The Committee is concerned that the State party's definition of minorities is confined to linguistic minorities within its territory and that, consequently, members of other minorities may not enjoy equal protection of their rights under article 27.

5. Suggestions and recommendations

The Committee recommends that the State party review its reservations to the Covenant with a view to withdrawing them.

In view of the fact that criminal legislation does not provide for the death penalty, the Committee wishes to encourage the State party to take the necessary steps to accede to the Second Optional Protocol to the Covenant.

The Committee expresses the hope that the Government will undertake the necessary measures to establish a citizens' advocate office at the national level. It also recommends that, at the regional level, where this has not yet been done, citizens' advocate offices be established and that functions and powers of regional citizens' advocates be harmonized.

The Committee urges the State party to consider making torture a specific criminal offence. In addition, it suggests that the State party further strengthen measures to protect the rights of detainees by promptly investigating allegations of ill-treatment and ensuring that appropriate penalties are applied whenever such offences are committed; preventing the commission of such acts through efforts to ensure the stricter observance of regulations relating to the treatment of detainees and offenders; and reducing the length of preventive detention, taking into account the principle of presumption of innocence and the complexity of the investigation. The Committee also suggests that more effective and thorough human rights training be provided to law enforcement officials and prison officers.

The Committee recommends that the State party re-examine the possibility of civil liability of judges in the light of the Basic Principles on the Independence of the Judiciary.

In order to avoid the inherent risks in the excessive concentration of control of the mass information media in a small group of people, the Committee emphasizes the importance of implementing measures to ensure impartial allocation of resources, as well as equitable access to such media, and of adopting anti-trust legislation regulating mass media.

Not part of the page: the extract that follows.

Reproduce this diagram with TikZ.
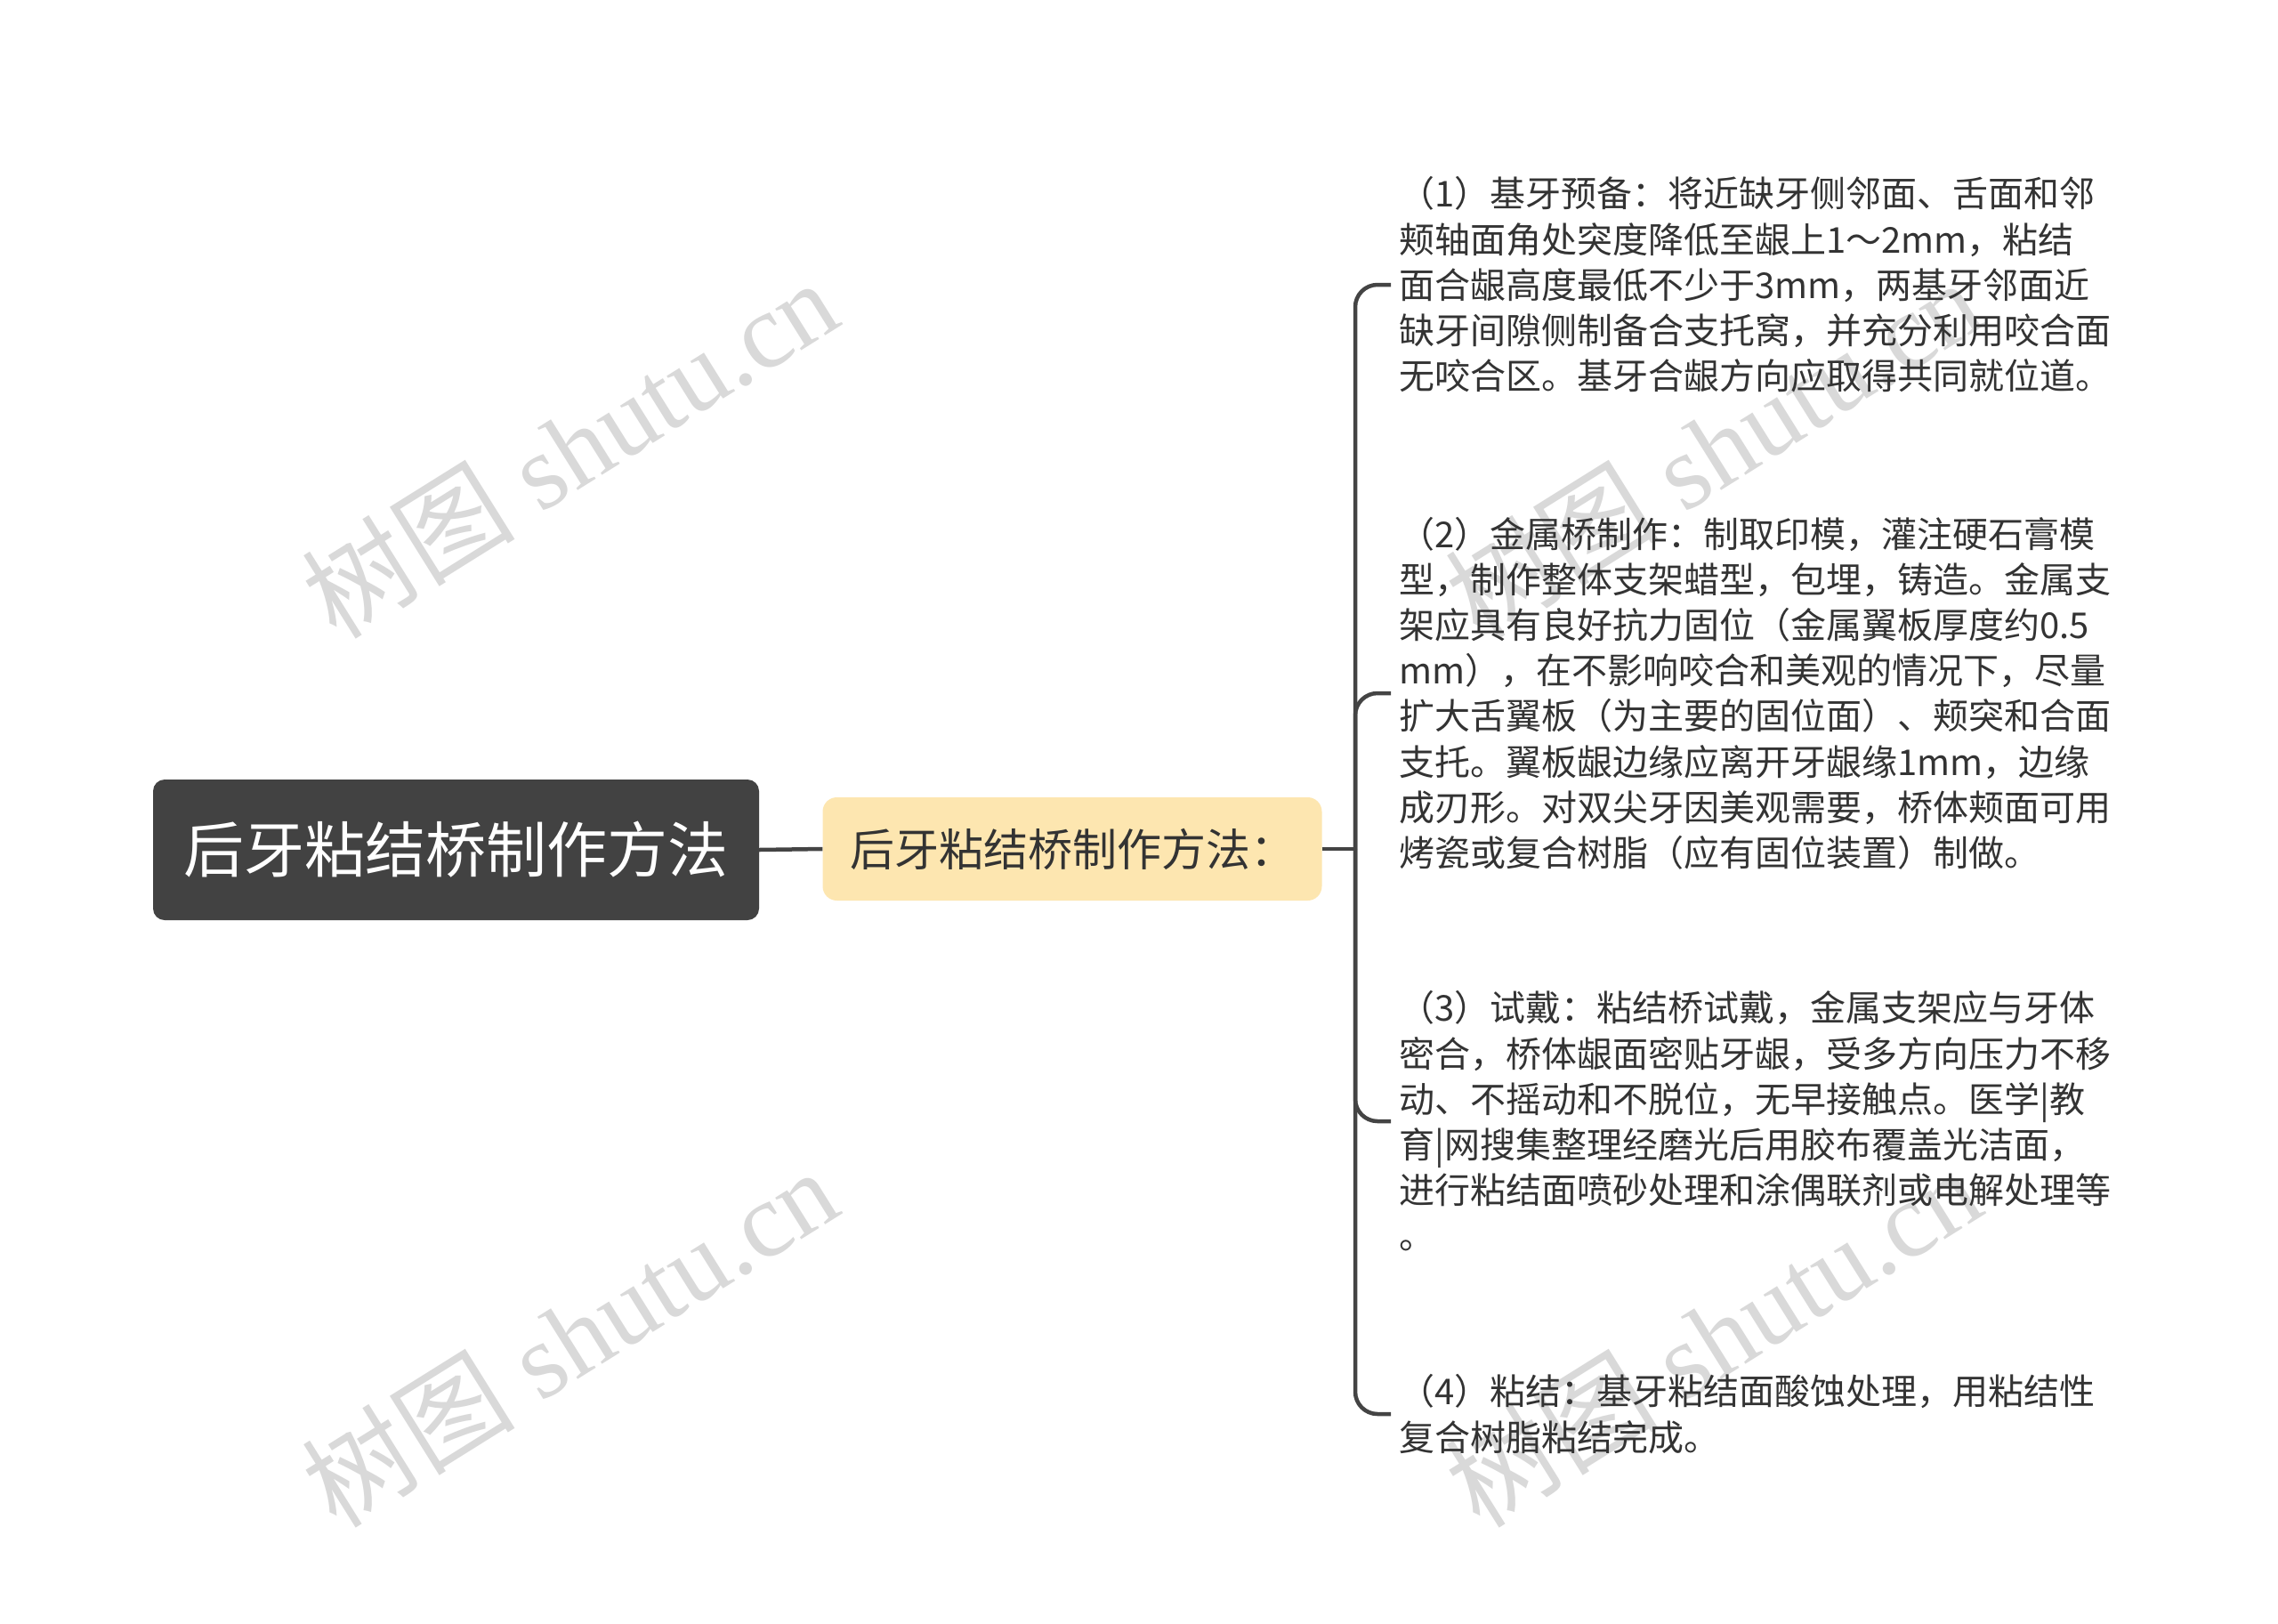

The Committee recommends that the State party continue to strengthen its education and training programmes on multi-culturalism with a view to eliminating racial discrimination and advancing tolerance and understanding among peoples and races.

Further efforts are required to ensure the equal participation by women in public life and more effective protection of women against all forms of violence.

The Committee would appreciate receiving in the next periodic report information on those matters which, owing to time constraints, remained unanswered, including the legal measures taken by the State party to allow the implementation of the views of the Committee under the Optional Protocol.